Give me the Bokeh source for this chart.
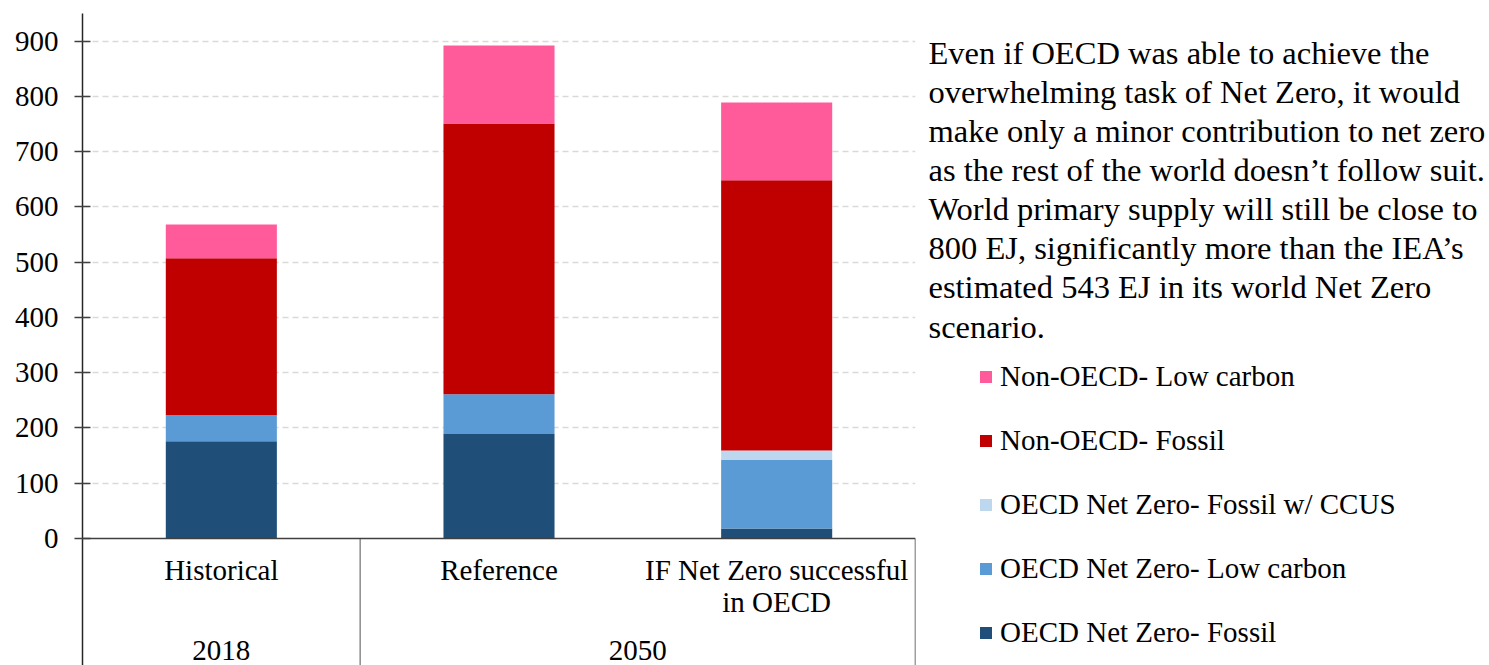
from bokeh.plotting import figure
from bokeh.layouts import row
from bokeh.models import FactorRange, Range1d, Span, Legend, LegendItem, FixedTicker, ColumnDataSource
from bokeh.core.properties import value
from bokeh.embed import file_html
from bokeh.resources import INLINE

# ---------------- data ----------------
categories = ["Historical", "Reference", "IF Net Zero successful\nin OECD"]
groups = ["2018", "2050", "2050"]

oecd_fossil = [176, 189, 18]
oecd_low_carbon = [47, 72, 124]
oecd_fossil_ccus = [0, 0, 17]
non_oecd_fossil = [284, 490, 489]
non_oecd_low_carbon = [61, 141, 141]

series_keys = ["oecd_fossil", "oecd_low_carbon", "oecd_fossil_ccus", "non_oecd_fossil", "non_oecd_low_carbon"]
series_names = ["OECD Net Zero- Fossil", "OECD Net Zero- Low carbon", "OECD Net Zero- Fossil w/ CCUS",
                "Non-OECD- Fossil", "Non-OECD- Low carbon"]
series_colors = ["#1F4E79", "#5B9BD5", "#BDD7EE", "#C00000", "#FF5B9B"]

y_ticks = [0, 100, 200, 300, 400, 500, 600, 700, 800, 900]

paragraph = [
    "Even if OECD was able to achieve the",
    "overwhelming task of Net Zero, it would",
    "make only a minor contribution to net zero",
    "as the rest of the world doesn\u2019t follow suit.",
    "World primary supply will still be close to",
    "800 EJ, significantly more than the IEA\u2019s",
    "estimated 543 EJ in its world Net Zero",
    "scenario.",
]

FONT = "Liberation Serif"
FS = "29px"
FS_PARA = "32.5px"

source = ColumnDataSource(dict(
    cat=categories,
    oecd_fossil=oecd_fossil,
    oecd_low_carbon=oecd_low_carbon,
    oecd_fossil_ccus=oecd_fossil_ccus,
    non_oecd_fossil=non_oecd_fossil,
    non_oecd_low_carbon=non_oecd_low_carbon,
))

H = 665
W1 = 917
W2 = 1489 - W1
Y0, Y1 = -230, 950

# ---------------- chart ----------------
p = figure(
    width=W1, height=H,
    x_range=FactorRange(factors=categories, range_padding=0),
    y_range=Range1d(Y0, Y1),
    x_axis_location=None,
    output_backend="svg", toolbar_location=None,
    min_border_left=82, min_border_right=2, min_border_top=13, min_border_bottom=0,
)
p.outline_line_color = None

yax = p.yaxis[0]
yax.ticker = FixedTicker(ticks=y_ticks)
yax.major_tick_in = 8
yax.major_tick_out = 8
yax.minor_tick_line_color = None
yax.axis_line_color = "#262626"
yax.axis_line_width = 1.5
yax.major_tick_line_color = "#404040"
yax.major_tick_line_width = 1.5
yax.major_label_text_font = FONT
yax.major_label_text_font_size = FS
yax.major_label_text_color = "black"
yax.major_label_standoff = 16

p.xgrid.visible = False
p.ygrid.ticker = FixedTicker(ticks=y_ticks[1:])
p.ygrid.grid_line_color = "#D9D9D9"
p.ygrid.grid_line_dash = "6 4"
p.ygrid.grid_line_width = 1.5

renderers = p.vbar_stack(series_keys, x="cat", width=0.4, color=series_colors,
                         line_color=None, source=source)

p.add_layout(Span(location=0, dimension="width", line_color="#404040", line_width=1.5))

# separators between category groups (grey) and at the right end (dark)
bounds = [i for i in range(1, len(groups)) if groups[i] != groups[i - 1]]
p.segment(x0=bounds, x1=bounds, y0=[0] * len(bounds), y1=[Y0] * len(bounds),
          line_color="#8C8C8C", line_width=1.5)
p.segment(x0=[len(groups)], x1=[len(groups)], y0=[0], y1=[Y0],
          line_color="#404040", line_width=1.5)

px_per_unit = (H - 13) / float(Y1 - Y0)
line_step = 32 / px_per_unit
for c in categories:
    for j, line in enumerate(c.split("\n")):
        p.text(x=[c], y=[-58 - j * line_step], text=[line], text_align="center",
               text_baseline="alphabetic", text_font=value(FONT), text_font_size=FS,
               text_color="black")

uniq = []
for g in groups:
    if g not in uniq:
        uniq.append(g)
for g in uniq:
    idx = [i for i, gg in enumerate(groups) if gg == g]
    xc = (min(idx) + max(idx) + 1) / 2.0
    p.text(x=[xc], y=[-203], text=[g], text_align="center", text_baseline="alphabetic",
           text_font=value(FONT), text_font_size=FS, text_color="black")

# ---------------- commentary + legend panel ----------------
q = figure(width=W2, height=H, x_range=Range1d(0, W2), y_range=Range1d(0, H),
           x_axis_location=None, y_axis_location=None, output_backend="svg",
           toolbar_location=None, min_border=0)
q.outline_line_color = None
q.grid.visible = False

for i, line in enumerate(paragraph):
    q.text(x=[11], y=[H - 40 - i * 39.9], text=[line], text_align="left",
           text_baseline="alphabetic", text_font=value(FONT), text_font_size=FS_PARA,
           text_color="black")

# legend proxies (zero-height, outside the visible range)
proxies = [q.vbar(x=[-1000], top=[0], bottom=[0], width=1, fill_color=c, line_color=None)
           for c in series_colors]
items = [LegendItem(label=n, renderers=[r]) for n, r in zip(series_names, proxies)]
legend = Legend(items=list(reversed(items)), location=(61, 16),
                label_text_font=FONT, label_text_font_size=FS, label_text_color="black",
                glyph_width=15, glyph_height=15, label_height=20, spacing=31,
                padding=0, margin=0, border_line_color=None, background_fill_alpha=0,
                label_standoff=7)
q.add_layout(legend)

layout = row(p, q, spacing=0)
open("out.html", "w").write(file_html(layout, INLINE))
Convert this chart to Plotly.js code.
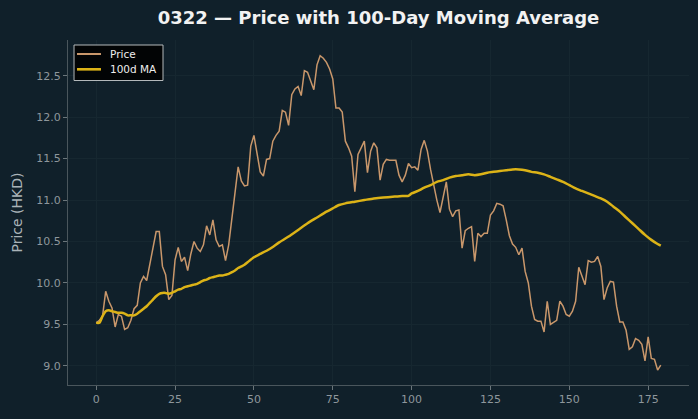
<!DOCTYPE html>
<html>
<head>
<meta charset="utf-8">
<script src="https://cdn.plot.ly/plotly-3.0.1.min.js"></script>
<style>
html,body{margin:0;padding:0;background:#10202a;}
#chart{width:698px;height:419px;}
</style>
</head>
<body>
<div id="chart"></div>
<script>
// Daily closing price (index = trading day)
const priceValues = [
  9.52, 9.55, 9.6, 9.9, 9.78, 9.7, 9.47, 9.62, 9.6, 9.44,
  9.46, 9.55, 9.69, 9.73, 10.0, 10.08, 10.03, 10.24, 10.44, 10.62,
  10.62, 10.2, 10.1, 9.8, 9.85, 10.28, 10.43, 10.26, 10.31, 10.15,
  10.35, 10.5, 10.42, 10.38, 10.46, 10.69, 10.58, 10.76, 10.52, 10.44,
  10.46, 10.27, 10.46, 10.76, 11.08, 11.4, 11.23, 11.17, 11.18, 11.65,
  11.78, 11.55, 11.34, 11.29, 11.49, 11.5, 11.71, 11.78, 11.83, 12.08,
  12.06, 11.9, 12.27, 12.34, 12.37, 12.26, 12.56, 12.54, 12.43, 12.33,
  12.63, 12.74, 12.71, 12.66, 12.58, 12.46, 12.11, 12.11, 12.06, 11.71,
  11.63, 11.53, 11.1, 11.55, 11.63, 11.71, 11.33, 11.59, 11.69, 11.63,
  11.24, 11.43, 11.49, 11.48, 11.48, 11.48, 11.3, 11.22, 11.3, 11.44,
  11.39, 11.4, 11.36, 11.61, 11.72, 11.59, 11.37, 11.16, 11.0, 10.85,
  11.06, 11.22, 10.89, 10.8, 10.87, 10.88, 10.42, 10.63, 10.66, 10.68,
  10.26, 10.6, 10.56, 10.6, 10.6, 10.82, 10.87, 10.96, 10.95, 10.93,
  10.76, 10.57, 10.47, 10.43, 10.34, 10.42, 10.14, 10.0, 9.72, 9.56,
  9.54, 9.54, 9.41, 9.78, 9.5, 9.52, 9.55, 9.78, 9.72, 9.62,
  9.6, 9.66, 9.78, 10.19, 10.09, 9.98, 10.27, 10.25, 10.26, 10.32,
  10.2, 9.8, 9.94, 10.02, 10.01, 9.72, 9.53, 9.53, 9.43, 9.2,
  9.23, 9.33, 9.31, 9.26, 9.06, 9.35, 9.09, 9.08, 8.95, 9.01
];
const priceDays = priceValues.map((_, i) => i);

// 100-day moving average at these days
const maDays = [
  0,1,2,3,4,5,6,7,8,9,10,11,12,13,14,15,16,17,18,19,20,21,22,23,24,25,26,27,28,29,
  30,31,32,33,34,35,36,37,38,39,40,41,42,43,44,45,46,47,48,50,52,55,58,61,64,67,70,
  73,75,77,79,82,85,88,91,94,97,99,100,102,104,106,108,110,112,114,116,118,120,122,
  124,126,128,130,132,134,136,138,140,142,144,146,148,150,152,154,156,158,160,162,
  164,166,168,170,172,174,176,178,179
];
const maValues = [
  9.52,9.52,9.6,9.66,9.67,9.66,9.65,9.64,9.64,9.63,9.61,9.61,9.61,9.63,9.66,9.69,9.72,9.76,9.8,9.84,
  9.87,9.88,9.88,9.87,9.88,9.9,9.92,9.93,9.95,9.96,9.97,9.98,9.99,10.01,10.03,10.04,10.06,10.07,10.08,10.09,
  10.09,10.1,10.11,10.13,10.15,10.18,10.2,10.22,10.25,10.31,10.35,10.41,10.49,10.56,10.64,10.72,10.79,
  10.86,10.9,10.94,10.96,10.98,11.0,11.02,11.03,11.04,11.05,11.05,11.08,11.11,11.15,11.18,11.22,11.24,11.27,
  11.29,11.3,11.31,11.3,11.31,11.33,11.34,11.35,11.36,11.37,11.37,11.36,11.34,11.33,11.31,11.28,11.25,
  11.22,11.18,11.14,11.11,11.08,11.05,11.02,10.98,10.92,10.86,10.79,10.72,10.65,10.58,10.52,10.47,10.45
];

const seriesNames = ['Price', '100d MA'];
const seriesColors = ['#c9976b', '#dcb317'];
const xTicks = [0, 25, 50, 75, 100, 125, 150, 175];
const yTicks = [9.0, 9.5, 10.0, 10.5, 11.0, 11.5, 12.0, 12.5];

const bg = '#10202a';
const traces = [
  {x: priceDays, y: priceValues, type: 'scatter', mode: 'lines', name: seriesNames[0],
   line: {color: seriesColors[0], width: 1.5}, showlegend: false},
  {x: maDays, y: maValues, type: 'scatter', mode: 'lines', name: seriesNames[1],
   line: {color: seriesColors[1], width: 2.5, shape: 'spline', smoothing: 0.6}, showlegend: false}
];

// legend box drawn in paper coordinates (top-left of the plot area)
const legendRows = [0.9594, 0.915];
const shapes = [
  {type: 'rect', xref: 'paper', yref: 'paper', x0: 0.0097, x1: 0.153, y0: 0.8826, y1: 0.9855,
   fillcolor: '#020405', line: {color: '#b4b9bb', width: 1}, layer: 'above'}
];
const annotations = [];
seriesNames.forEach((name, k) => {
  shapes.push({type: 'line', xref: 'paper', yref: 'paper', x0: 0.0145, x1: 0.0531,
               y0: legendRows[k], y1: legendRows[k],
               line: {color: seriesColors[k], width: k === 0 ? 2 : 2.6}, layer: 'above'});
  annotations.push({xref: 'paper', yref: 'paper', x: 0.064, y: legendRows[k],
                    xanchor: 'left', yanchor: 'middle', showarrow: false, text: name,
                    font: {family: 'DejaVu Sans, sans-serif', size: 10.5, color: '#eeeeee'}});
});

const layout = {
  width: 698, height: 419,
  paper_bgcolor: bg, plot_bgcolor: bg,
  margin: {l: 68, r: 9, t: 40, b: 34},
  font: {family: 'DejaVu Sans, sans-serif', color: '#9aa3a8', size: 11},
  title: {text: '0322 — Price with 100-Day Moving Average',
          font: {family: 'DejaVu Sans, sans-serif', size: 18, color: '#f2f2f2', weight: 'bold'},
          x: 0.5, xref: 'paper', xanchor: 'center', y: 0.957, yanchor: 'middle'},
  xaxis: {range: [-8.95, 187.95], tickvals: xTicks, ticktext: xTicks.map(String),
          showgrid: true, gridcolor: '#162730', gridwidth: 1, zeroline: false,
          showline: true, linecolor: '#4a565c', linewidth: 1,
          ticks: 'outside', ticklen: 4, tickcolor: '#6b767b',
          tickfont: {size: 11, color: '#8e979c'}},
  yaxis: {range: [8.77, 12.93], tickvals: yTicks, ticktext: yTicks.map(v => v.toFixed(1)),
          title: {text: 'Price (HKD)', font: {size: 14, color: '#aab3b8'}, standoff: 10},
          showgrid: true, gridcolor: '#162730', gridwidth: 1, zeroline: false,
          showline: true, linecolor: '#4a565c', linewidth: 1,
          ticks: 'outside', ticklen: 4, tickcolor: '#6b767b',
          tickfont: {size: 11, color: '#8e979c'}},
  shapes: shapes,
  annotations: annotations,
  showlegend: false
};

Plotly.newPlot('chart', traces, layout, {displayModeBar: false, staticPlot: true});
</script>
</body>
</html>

• • •

TASK DIRECTIONS
Looking at the records above, tally the lines holding "chart" and reply with that number only.

SOLUTION TO THE EXERCISE
6